Louis Enz, seit 23 Jahren Teilervogt der Teilsame Kleinteil, führt mit Werner Halter, Älplervater, und Urs Müller, Aktuar der Älplerbruderschaft Giswil, die Wahlen durch. Um 14.30 Uhr versammeln sich die Älpler beim Festzelt. Gewählt wird per Handmehr, jedes Amt ist mit je einem Mitglied der Teilsamen Grossteil und Kleinteil besetzt. Zahlreiche Wahlgänge sind nötig. Gewählt werden: Hauptmänner (höchste Ämter, im Vorstand der Älplerbruderschaft), Ammen und Statthalter (laden die Gäste zur Älplerchilbi ein), Wendelvögte (zuständig für das Opfer in der Kirche) Säckelmeister (tragen die Statue des heiligen Wendelin), Weibel (Organisatoren der Älplerchilbi), Fähnriche (Fahnenträger), Fahnenvögte (Begleiter der Fahnenträger), Vorsteller (Stellvertreter der Fahnendelegationen) Senioren und Ehrensenioren (Ehrenämter für verdiente Älpler). Es wird viel gelacht, Sprüche fliegen hin und her, eine gewisse Nonchalance macht sich breit. Die Wahlen gehen zügig voran, die meisten Kandidaten stehen bereits fest, selten gibt’s einen Gegenvorschlag.

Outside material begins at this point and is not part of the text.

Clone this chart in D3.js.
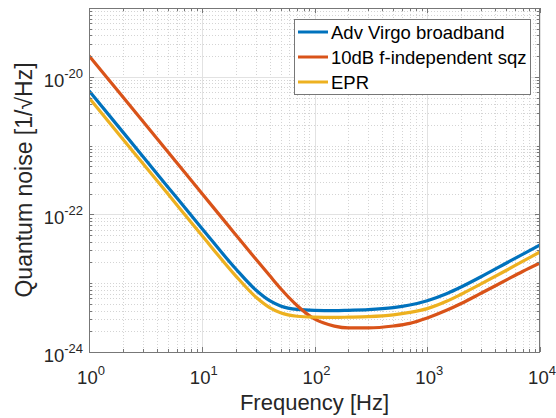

Das war früher ganz anders: Die hohen Ämter waren heiss begehrt und die Wahlen entsprechend umstritten. Die Ämter der Grossteiler wurden meist nur von Älplern der «vornehmeren» Alpen besetzt, von der Fluonalp oder vom Arni. Die Älpler der Riedalpen, der «minderwertigen» Alpen, genossen wenig Ansehen und hatten kaum Aussichten gewählt zu werden. 1947 sollen die Riedälpler aus Frust und Ärger ihre eigene Älplerchilbi durchgeführt haben.

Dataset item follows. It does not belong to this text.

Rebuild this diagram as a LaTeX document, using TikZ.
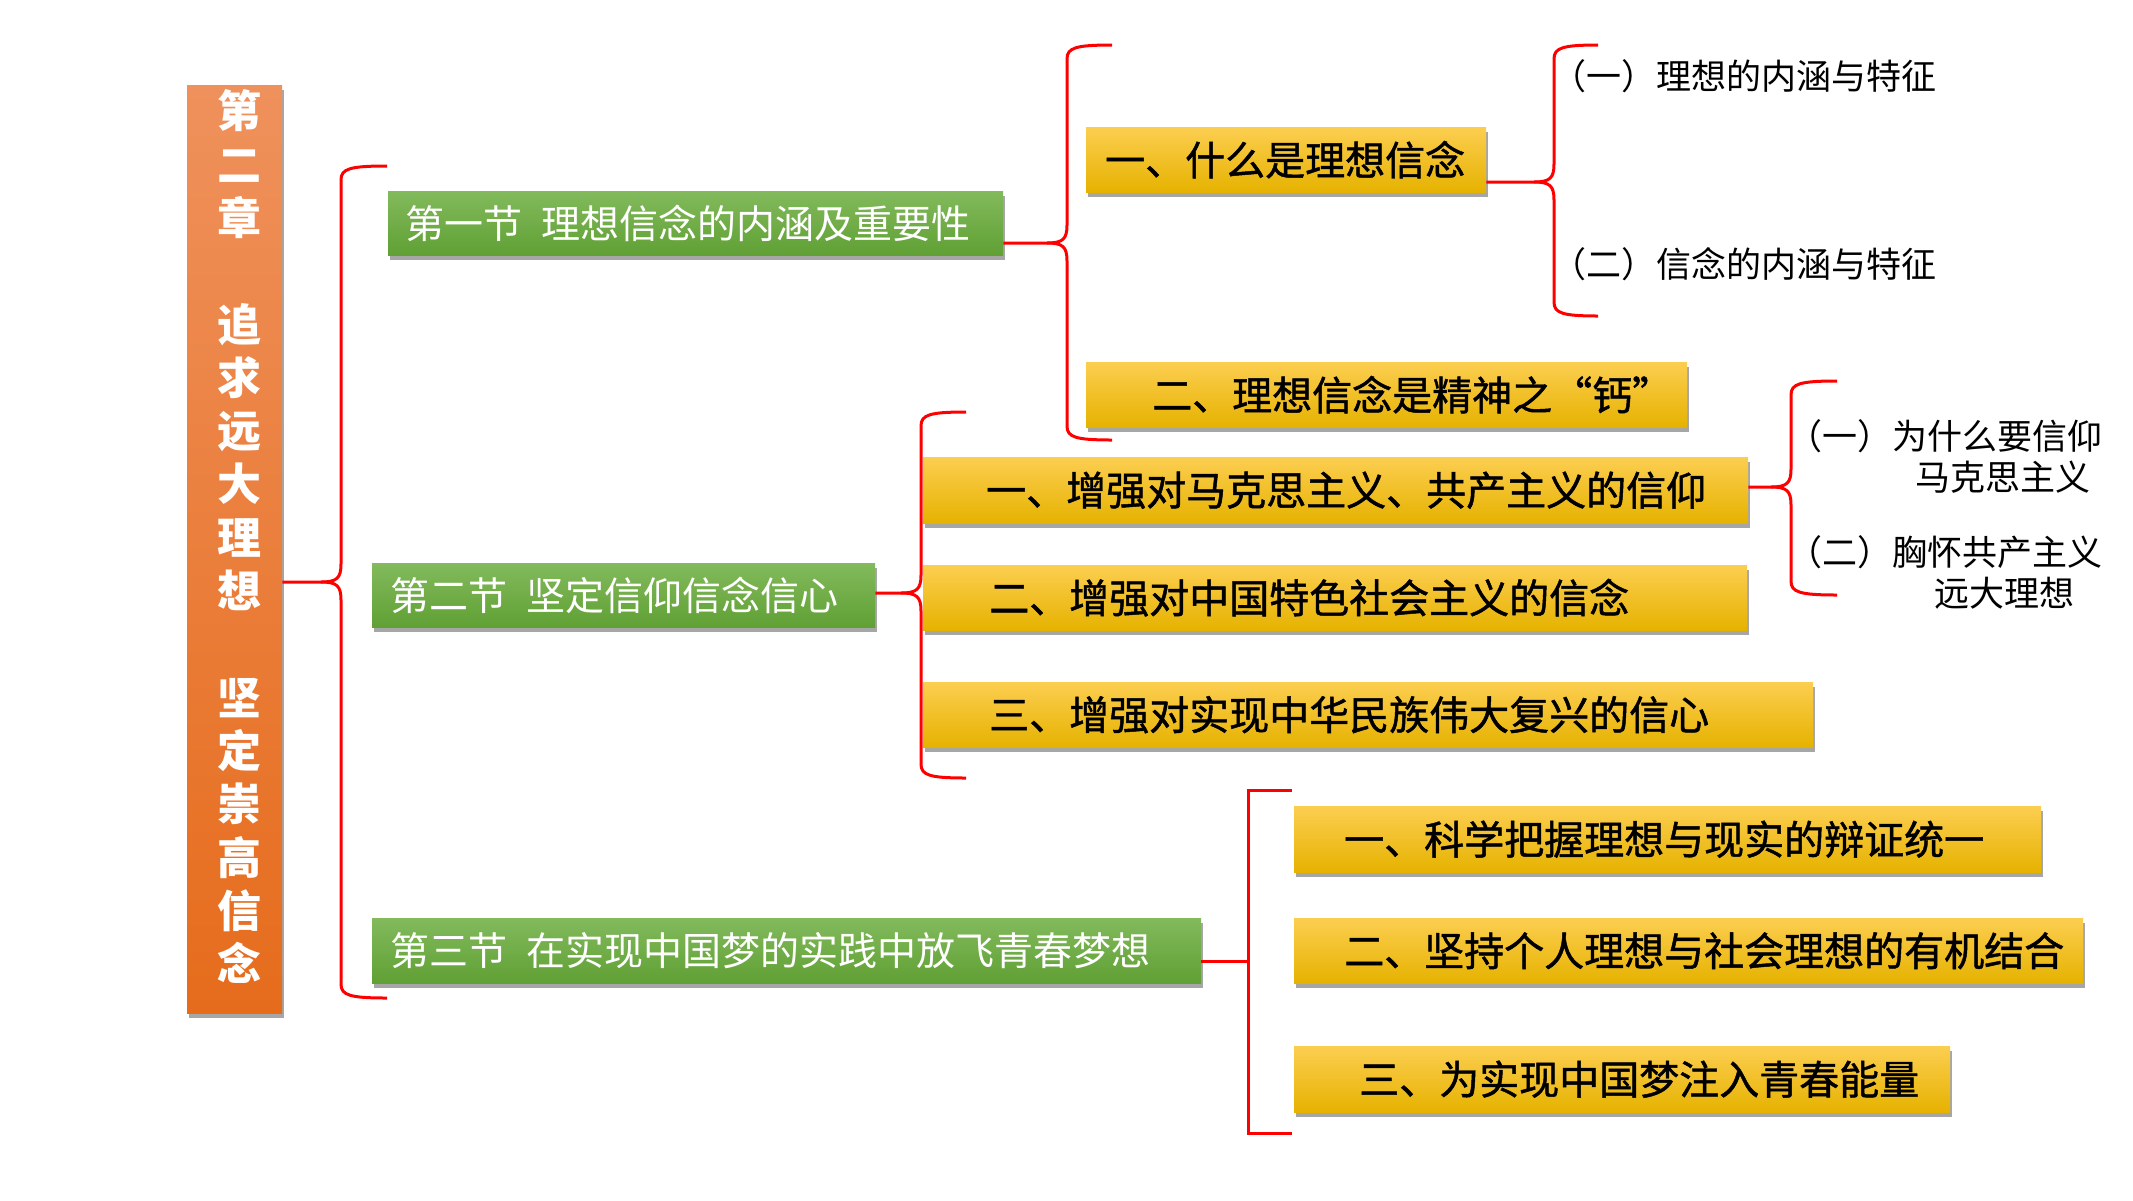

74 Jungschwinger am Jänzimattschwingen
Während im Festzelt Bratchässchnitte um Bratchässchnitte, Cervelats und Bratwürste serviert werden, haben sich 450 Zuschauer um den Ring versammelt: Die Buben des Schwingklubs Giswil, Jahrgänge 2003 bis 2010 messen sich mit den Sarner, Lungerer, Sachslern und Entlebuchern. Der kleine Anlass ist gemütlich, aber es wird ernsthaft gekämpft, wie bei einem grossen Schwingfest. Auch Benji von Ah oder Remo Käser haben einst am Jänzimattschwingen als kleine Buben angefangen. Auf der Internetseite des Eidgenössischen Schwingerverbands ist die Schlussrangliste und die Statistik des Jänzimattschwingens abrufbar. Gewinner der Jahrgänge 2009–2010 ist ein Entlebucher: Im Schlussgang bezwingt Duss Janis aus Hasle den Burch Patrick aus Stalden.

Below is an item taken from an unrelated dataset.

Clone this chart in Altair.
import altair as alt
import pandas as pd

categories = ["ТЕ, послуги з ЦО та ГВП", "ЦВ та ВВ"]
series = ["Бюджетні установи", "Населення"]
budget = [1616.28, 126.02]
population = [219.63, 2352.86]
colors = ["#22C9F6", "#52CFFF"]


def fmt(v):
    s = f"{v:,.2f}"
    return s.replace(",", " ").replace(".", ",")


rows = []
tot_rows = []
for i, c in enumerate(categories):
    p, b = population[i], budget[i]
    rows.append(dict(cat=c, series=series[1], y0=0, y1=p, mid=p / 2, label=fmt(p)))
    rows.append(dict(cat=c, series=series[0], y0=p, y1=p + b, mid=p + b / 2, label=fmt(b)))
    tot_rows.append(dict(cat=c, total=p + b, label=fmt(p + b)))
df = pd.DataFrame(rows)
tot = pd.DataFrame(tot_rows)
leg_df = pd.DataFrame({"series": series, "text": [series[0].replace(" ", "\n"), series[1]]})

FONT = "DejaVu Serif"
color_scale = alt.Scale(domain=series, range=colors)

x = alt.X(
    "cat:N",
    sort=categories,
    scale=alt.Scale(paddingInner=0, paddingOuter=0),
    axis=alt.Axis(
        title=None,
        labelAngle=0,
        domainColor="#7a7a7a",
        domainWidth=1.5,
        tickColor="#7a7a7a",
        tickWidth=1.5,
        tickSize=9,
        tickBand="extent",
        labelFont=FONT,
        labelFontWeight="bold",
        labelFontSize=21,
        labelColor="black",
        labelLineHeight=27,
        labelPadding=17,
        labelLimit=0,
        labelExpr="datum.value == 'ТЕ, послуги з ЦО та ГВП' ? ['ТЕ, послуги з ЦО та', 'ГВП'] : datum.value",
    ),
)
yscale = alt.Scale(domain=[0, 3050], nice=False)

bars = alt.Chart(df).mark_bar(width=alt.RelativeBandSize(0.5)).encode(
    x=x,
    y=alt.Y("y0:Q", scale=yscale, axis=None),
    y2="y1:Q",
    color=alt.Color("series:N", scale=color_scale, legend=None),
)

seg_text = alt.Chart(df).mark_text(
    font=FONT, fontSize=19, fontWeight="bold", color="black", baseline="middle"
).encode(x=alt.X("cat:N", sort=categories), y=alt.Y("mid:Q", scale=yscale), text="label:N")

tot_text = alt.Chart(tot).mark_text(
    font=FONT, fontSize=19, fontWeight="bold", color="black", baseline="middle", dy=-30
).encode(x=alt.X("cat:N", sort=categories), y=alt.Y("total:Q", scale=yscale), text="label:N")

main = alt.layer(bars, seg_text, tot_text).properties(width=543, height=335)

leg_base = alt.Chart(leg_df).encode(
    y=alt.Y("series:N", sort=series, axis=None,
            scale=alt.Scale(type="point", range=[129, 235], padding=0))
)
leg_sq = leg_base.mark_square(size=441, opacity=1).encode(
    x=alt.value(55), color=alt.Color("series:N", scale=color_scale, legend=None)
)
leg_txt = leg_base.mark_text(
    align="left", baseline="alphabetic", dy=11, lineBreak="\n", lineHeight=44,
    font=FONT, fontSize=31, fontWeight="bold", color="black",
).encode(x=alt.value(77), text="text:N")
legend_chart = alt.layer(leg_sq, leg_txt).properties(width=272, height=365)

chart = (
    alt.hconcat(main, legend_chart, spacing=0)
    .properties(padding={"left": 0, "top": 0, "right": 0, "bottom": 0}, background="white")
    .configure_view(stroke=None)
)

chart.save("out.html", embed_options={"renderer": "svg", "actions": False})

Teilsamen Kleinteil und Grossteil
Der Begriff Teilsame wird im Kanton Obwalden uneinheitlich verwendet; er bezeichnet mitunter Korporationen (Sarnen, Lungern), mitunter nur Alpgenossenschaften (Lungern, Giswil) oder auch Alp- und Allmendgenossenschaften (Kerns, Alpnach). In Giswil, wie in allen Obwaldner Gemeinden, gehören die Alpen und Weiden den Korporationen. Die Korporation Giswil stellt ihre Alpen zeitlich unbegrenzt und unentgeltlich den Teilsamen Grossteil und Kleinteil zur Verfügung. Die beiden Teilsamen bestehen seit 1429.
Die Teilsame Kleinteil bewirtschaftet eine Alpfläche von Total 611.43 Hektaren mit 42 Alpgebäuden, Wohnhütten, Ställe und Spycher. 298 Milchkühe, 37 Mutterkühe und 307 Rinder und Kälber und 184 Schweine wurden 2018 aufgetrieben. Die Alpfläche der
Teilsame Grossteil umfasst 1147 Hektaren mit 94 Alpgebäuden. Ihre Alpen sind mit rund 220 Milchkühen und 520 bis 550 Stück Galtvieh bestossen. Die Älpler stellen die Bauern selber. Nutzungsberechtigt sind ausschliesslich Selbstbewirtschafter, die einen Landwirtschaftsbetrieb im Gebiet der beiden Teilsamen betreiben, dort Wohnsitz haben und Korporationsbürger von Giswil sind.
Die Organe der Teilsame sind: Die Teilenversammlung, der Teilenrat, die Kontrollstelle, die Kommisssion und die Einiger (Alpvögte). Der Teilenrat ist zuständig für die Teilenversammlungen, die Rechnung, die Statuten (Einig). Die Teilsame Kleintal verlost die Alpen alle 10 Jahre, die Teilsame Grossteil alle 6 Jahre.